The Mogalakwena Solar Power Station is a planned 100 MW solar power plant in South Africa. The solar farm is under development by a consortium comprising Pele Green Energy, a South African independent power producer (IPP) and EDF Renewables, a subsidiary of the French energy multinational Électricité de France (EDF). The energy generated here will be used to supply the Mogalakwena platinum mine of Anglo American Platinum, in Limpopo Province.

==Location==
The power station will be located in the town of Mokopane, in Mogalakwena Municipality, in Waterberg District, in the Limpopo Province of South Africa. The solar farm will sit on the campus of "Mogalakwena platinum mining complex", owned by Anglo American Platinum, the largest producer of platinum in the world.

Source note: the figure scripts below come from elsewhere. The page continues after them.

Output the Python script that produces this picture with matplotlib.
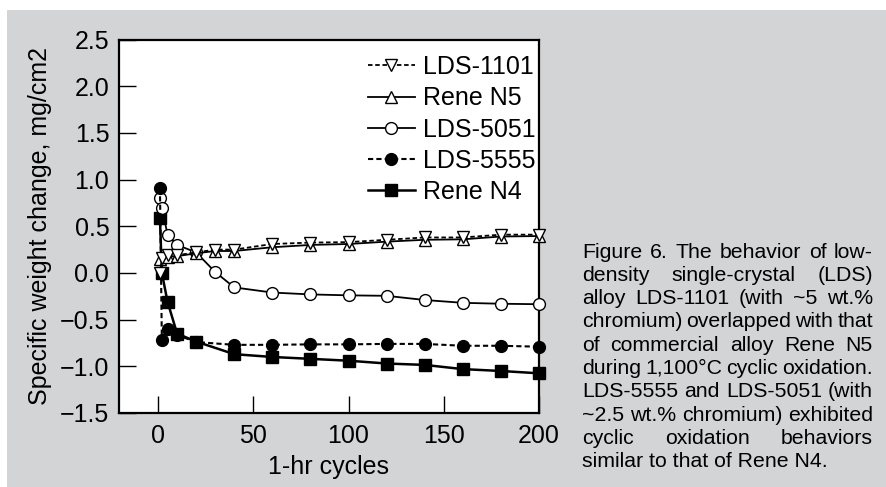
import matplotlib
matplotlib.use("Agg")
import matplotlib.pyplot as plt
from matplotlib.patches import Rectangle

plt.rcParams['font.family'] = ['Liberation Sans', 'DejaVu Sans']

# data
x_1101 = [1, 2, 5, 10, 20, 30, 40, 60, 80, 100, 120, 140, 160, 180, 200]
y_1101 = [0.0, 0.157, 0.19, 0.19, 0.22, 0.25, 0.25, 0.31, 0.325, 0.33, 0.355, 0.38, 0.38, 0.41, 0.41]

x_n5 = [1, 5, 10, 20, 30, 40, 60, 80, 100, 120, 140, 160, 180, 200]
y_n5 = [0.15, 0.175, 0.18, 0.21, 0.235, 0.235, 0.275, 0.30, 0.31, 0.335, 0.355, 0.36, 0.39, 0.395]

x_5051 = [1, 2, 5, 10, 20, 30, 40, 60, 80, 100, 120, 140, 160, 180, 200]
y_5051 = [0.80, 0.70, 0.41, 0.30, 0.22, 0.01, -0.155, -0.21, -0.23, -0.24, -0.245, -0.29, -0.32, -0.33, -0.335]

x_5555 = [1, 2, 5, 10, 20, 40, 60, 80, 100, 120, 140, 160, 180, 200]
y_5555 = [0.91, -0.72, -0.60, -0.665, -0.74, -0.77, -0.77, -0.765, -0.765, -0.76, -0.76, -0.78, -0.78, -0.79]

x_n4 = [1, 2, 5, 10, 20, 40, 60, 80, 100, 120, 140, 160, 180, 200]
y_n4 = [0.585, 0.0, -0.31, -0.65, -0.735, -0.87, -0.90, -0.92, -0.94, -0.97, -0.985, -1.03, -1.05, -1.075]

x_ticks = [0, 50, 100, 150, 200]
y_ticks = [-1.5, -1.0, -0.5, 0.0, 0.5, 1.0, 1.5, 2.0, 2.5]

caption = [
    "Figure 6. The behavior of low-",
    "density single-crystal (LDS)",
    "alloy LDS-1101 (with ~5 wt.%",
    "chromium) overlapped with that",
    "of commercial alloy Rene N5",
    "during 1,100°C cyclic oxidation.",
    "LDS-5555 and LDS-5051 (with",
    "~2.5 wt.% chromium) exhibited",
    "cyclic oxidation behaviors",
    "similar to that of Rene N4.",
]

W, H = 887, 487
fig = plt.figure(figsize=(W / 100, H / 100), dpi=100, facecolor='white')
fig.patches.append(Rectangle((7 / W, 0), 1, 1 - 10 / H, transform=fig.transFigure,
                             facecolor='#d3d4d6', edgecolor='none', zorder=-10))

ax = fig.add_axes([119 / W, 1 - 413 / H, 420 / W, 373.5 / H])
ax.set_facecolor('white')

ms = 8.5
ax.plot(x_1101, y_1101, ls=(0, (2.5, 1.5)), color='black', lw=1.3, marker='v',
        mfc='white', mec='black', ms=ms, mew=1.0, label='LDS-1101', clip_on=False, zorder=5)
ax.plot(x_n5, y_n5, ls='-', color='black', lw=1.3, marker='^',
        mfc='white', mec='black', ms=ms, mew=1.0, label='Rene N5', clip_on=False, zorder=4)
ax.plot(x_5051, y_5051, ls='-', color='black', lw=1.3, marker='o',
        mfc='white', mec='black', ms=ms, mew=1.0, label='LDS-5051', clip_on=False, zorder=3)
ax.plot(x_5555, y_5555, ls=(0, (2.5, 1.5)), color='black', lw=1.5, marker='o',
        mfc='black', mec='black', ms=ms, mew=1.0, label='LDS-5555', clip_on=False, zorder=3)
ax.plot(x_n4, y_n4, ls='-', color='black', lw=1.8, marker='s',
        mfc='black', mec='black', ms=ms - 0.5, mew=1.0, label='Rene N4', clip_on=False, zorder=2)

ax.set_xlim(-20.5, 200)
ax.set_ylim(-1.5, 2.5)
ax.set_xticks(x_ticks)
ax.set_yticks(y_ticks)
ax.set_yticklabels([f"{v:.1f}".replace('-', '\u2212') for v in y_ticks])

for s in ax.spines.values():
    s.set_linewidth(1.6)
ax.tick_params(direction='in', length=12, width=1.0, labelsize=18, colors='black')
ax.tick_params(axis='y', pad=7)
ax.tick_params(axis='x', pad=8)
ax.set_xlabel('1-hr cycles', fontsize=18, labelpad=5)
ax.set_ylabel('Specific weight change, mg/cm2', fontsize=18, labelpad=6)

leg = ax.legend(loc='upper right', fontsize=18, frameon=False, handlelength=1.9,
                handletextpad=0.3, labelspacing=0.29, borderaxespad=0.0,
                bbox_to_anchor=(1.015, 0.985))

# justified caption
fig.canvas.draw()
renderer = fig.canvas.get_renderer()
x0, x1 = 582, 873
y_first, step = 252, 23.3
for i, line in enumerate(caption):
    ypix = H - (y_first + i * step)
    words = line.split(' ')
    if i == len(caption) - 1:
        fig.text(x0 / W, ypix / H, line, fontsize=15.3, va='center', ha='left')
        continue
    objs = [fig.text(0, ypix / H, w, fontsize=15.3, va='center', ha='left') for w in words]
    widths = [o.get_window_extent(renderer).width for o in objs]
    gap = (x1 - x0 - sum(widths)) / (len(words) - 1)
    xp = x0
    for o, w in zip(objs, widths):
        o.set_x(xp / W)
        xp += w + gap

fig.savefig('out.png', dpi=100)
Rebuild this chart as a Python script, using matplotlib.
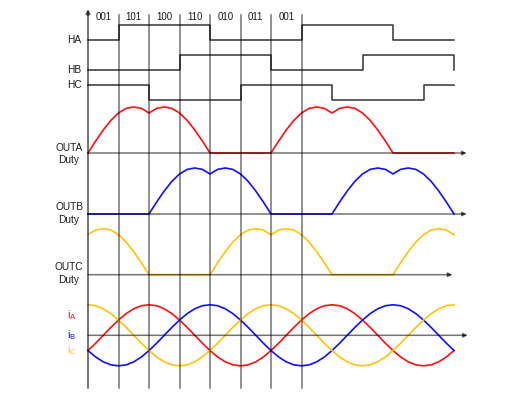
import numpy as np
import matplotlib
matplotlib.use("Agg")
import matplotlib.pyplot as plt

plt.rcParams['font.family'] = ['Liberation Sans', 'DejaVu Sans']

# electrical angle (deg), 15 deg steps over two periods
angle = list(range(0, 721, 15))

# hall sensor states per 60 deg sector (value at sector start), last = end point
hall_edges = list(range(0, 721, 60))
ha = [0, 1, 1, 1, 0, 0, 0, 1, 1, 1, 0, 0, 0]
hb = [0, 0, 0, 1, 1, 1, 0, 0, 0, 1, 1, 1, 0]
hc = [1, 1, 0, 0, 0, 1, 1, 1, 0, 0, 0, 1, 1]
sector_labels = ['001', '101', '100', '110', '010', '011', '001']

# normalized duty
outa = [0, .26, .5, .71, .87, .97, 1.0, .97, .87, .97, 1.0, .97, .87, .71, .5, .26,
        0, 0, 0, 0, 0, 0, 0, 0,
        0, .26, .5, .71, .87, .97, 1.0, .97, .87, .97, 1.0, .97, .87, .71, .5, .26,
        0, 0, 0, 0, 0, 0, 0, 0, 0]
outb = [0, 0, 0, 0, 0, 0, 0, 0, 0, .26, .5, .71, .87, .97, 1.0, .97, .87, .97, 1.0, .97, .87, .71, .5, .26,
        0, 0, 0, 0, 0, 0, 0, 0, 0, .26, .5, .71, .87, .97, 1.0, .97, .87, .97, 1.0, .97, .87, .71, .5, .26,
        0]
outc = [.87, .97, 1.0, .97, .87, .71, .5, .26, 0, 0, 0, 0, 0, 0, 0, 0,
        0, .26, .5, .71, .87, .97, 1.0, .97,
        .87, .97, 1.0, .97, .87, .71, .5, .26, 0, 0, 0, 0, 0, 0, 0, 0,
        0, .26, .5, .71, .87, .97, 1.0, .97, .87]

# phase currents (normalized)
ia = [-.5, -.26, 0, .26, .5, .71, .87, .97, 1, .97, .87, .71, .5, .26, 0, -.26,
      -.5, -.71, -.87, -.97, -1, -.97, -.87, -.71,
      -.5, -.26, 0, .26, .5, .71, .87, .97, 1, .97, .87, .71, .5, .26, 0, -.26,
      -.5, -.71, -.87, -.97, -1, -.97, -.87, -.71, -.5]
ib = [-.5, -.71, -.87, -.97, -1, -.97, -.87, -.71, -.5, -.26, 0, .26, .5, .71, .87, .97,
      1, .97, .87, .71, .5, .26, 0, -.26,
      -.5, -.71, -.87, -.97, -1, -.97, -.87, -.71, -.5, -.26, 0, .26, .5, .71, .87, .97,
      1, .97, .87, .71, .5, .26, 0, -.26, -.5]
ic = [1, .97, .87, .71, .5, .26, 0, -.26, -.5, -.71, -.87, -.97, -1, -.97, -.87, -.71,
      -.5, -.26, 0, .26, .5, .71, .87, .97,
      1, .97, .87, .71, .5, .26, 0, -.26, -.5, -.71, -.87, -.97, -1, -.97, -.87, -.71,
      -.5, -.26, 0, .26, .5, .71, .87, .97, 1]

red = '#ff1010'
blue = '#1010ff'
yellow = '#ffc20e'

k = 720 / 366.0  # deg per pixel
fig = plt.figure(figsize=(5.11, 3.95), dpi=100)
ax = fig.add_axes([0, 0, 1, 1])
ax.set_xlim(-88 * k, (511 - 88) * k)
ax.set_ylim(395, 0)
ax.axis('off')

x = np.array(angle)

# hall signals
for vals, low in [(ha, 40), (hb, 70), (hc, 100)]:
    ax.plot(hall_edges, low - 15 * np.array(vals), drawstyle='steps-post',
            color='#333333', lw=1.1, zorder=3)

# duty curves
ax.plot(x, 153 - 46 * np.array(outa), color=red, lw=1.2, zorder=2)
ax.plot(x, 214 - 46 * np.array(outb), color=blue, lw=1.2, zorder=2)
ax.plot(x, 274.7 - 46 * np.array(outc), color=yellow, lw=1.2, zorder=2)

# currents
ax.plot(x, 335.3 - 30.5 * np.array(ia), color=red, lw=1.2, zorder=2)
ax.plot(x, 335.3 - 30.5 * np.array(ib), color=blue, lw=1.2, zorder=2)
ax.plot(x, 335.3 - 30.5 * np.array(ic), color=yellow, lw=1.2, zorder=2)

# vertical sector lines
for e in hall_edges[1:8]:
    ax.plot([e, e], [15, 388], color='black', alpha=0.55, lw=1.1, zorder=4)

arrow = dict(arrowstyle='-|>', color='black', lw=1.1, alpha=0.55,
             mutation_scale=6, shrinkA=0, shrinkB=0)
ax.annotate('', xy=(0, 9), xytext=(0, 388), arrowprops=dict(arrow, lw=1.4), zorder=4)
for y0, xe in [(153, 745), (214, 745), (274.7, 717), (335.3, 747)]:
    ax.annotate('', xy=(xe, y0), xytext=(0, y0), arrowprops=arrow, zorder=4)

# sector labels
for i, s in enumerate(sector_labels):
    ax.text(30 + 60 * i, 17, s, ha='center', va='center', fontsize=7, color='#1a1a1a')

lx = (81.5 - 88) * k
for name, y0 in [('HA', 40), ('HB', 70), ('HC', 85)]:
    ax.text(lx, y0, name, ha='right', va='center', fontsize=7.3, color='#1a1a1a')

cx = (69 - 88) * k
for name, y0 in [('OUTA', 154), ('OUTB', 213.7), ('OUTC', 273.5)]:
    ax.text(cx, y0, name + '\nDuty', ha='center', va='center', fontsize=7.3,
            linespacing=1.3, color='#1a1a1a')

ix = (72 - 88) * k
for name, y0, c in [('A', 315, red), ('B', 335, blue), ('C', 350, yellow)]:
    ax.text(ix, y0, r'$\mathregular{i_' + name + '}$', ha='center', va='center',
            fontsize=8, color=c)

fig.savefig('out.png', dpi=100)
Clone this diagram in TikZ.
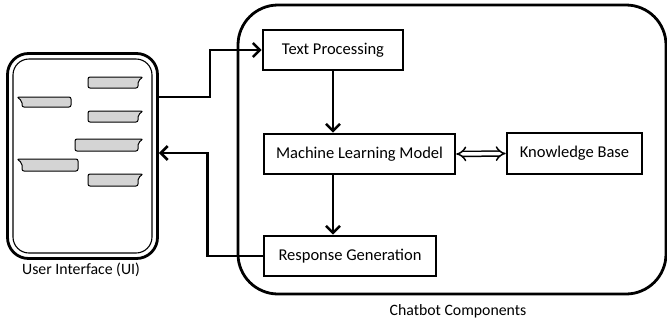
\documentclass[tikz,border=0pt]{standalone}
\usepackage{fontspec}
\setmainfont{Carlito}
\usetikzlibrary{arrows.meta}
\begin{document}
\begin{tikzpicture}[x=1pt,y=-1pt,
  box/.style={draw,line width=2.6pt,inner sep=0pt,font=\fontsize{16.5}{19}\selectfont},
  conn/.style={line width=2.6pt,-{Straight Barb[length=7pt,width=14pt]}},
  bubble/.style={draw,line width=1pt,fill=black!17,rounded corners=2pt},
  lbl/.style={font=\fontsize{15.8}{18}\selectfont}]
\useasboundingbox (0,0) rectangle (667,322);
% containers
\node[draw,line width=2.8pt,rounded corners=40pt,minimum width=428pt,minimum height=289pt] (cb) at (452,149.5) {};
\node[draw,line width=2.8pt,rounded corners=21pt,minimum width=150pt,minimum height=205pt] (ui) at (82.5,156) {};
\node[draw,line width=1.1pt,rounded corners=16pt,minimum width=139pt,minimum height=194pt] (uiin) at (82.5,156) {};
% bubbles (right tail)
\draw[bubble] (88,77) -- (143,77) -- (138,81) -- (138,88) -- (88,88) -- cycle;
\draw[bubble] (88,111) -- (143,111) -- (138,115) -- (138,122) -- (88,122) -- cycle;
\draw[bubble] (75,139) -- (143,139) -- (138,143) -- (138,151) -- (75,151) -- cycle;
\draw[bubble] (88,174) -- (143,174) -- (138,178) -- (138,186) -- (88,186) -- cycle;
% bubbles (left tail)
\draw[bubble] (71,97) -- (71,107) -- (22,107) -- (22,101) -- (17,97) -- cycle;
\draw[bubble] (78,159) -- (78,171) -- (22,171) -- (22,163) -- (17,159) -- cycle;
% boxes
\node[box,minimum width=140pt,minimum height=40pt] (tp) at (333,50) {Text Processing};
\node[box,minimum width=191pt,minimum height=40pt] (ml) at (359.5,154) {Machine Learning Model};
\node[box,minimum width=172pt,minimum height=40pt] (rg) at (350,256) {Response Generation};
\node[box,minimum width=135pt,minimum height=41pt] (kb) at (574.5,153.5) {Knowledge Base};
% labels
\node[lbl] (uil) at (81,270) {User Interface (UI)};
\node[lbl] (cbl) at (458,311) {Chatbot Components};
% connectors
\draw[conn] (ui.east |- 0,97) -- ++(51,0) |- (tp.west);
\draw[conn] (rg.west) -- ++(-55,0) |- (ui.east |- 0,153);
\draw[conn] (tp.south) -- (tp.south |- ml.north);
\draw[conn] (tp.south |- ml.south) -- (tp.south |- rg.north);
\draw[line width=1.5pt,double distance=3.5pt,{Implies}-{Implies}] (ml.east) -- (kb.west);
\end{tikzpicture}
\end{document}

The Mogalakwena mine is located about 30 km, north of Mokopane, the nearest town. This is approximately 125 km northeast of Modimolle, the capital of Waterberg District. Mogalakwena Platinum Mine is located about 90 km west of the city of Polokwane, the capital of Limpopo Province.

==Overview==
Anglo American Platinum is in the process of reducing its global carbon footprint. As part of those efforts, the conglomerate, has plans to reach carbon neutrality by 2040. This renewable energy infrastructure project is one of the developments towards that goal. Construction is expected to start in the fourth quarter of 2022 and conclude in the fourth quarter of 2023.

Other ongoing efforts by the mining group include the production of "green hydrogen" at Mogalakwena. The hydrogen will then be used to power the rail system and possibly transport trucks and buses within the mine.

==Developers==
Anglo American Platinum has selected the companies illustrated in the table below, to design and construct the power station. The developers are expected to form a special purpose vehicle company to carry out the task. For descriptive purposes we will call that company Mogalakwena Solar Power Consortium.

Mogalakwena Solar Power Consortium
| Rank | Name of Owner | Domicile | Notes |
|---|---|---|---|
| 1 | Pele Green Energy | South Africa |  |
| 2 | EDF Renewables | France |  |

==Other considerations==
When the ownership documents are finalized, Anglo American Platinum has arranged, for a 10 percent shareholding to be assigned to a community trust (which does not have to contribute any capital), whereby any profits assigned to the trust will benefit the communities where Anglo American Platinum maintains operations.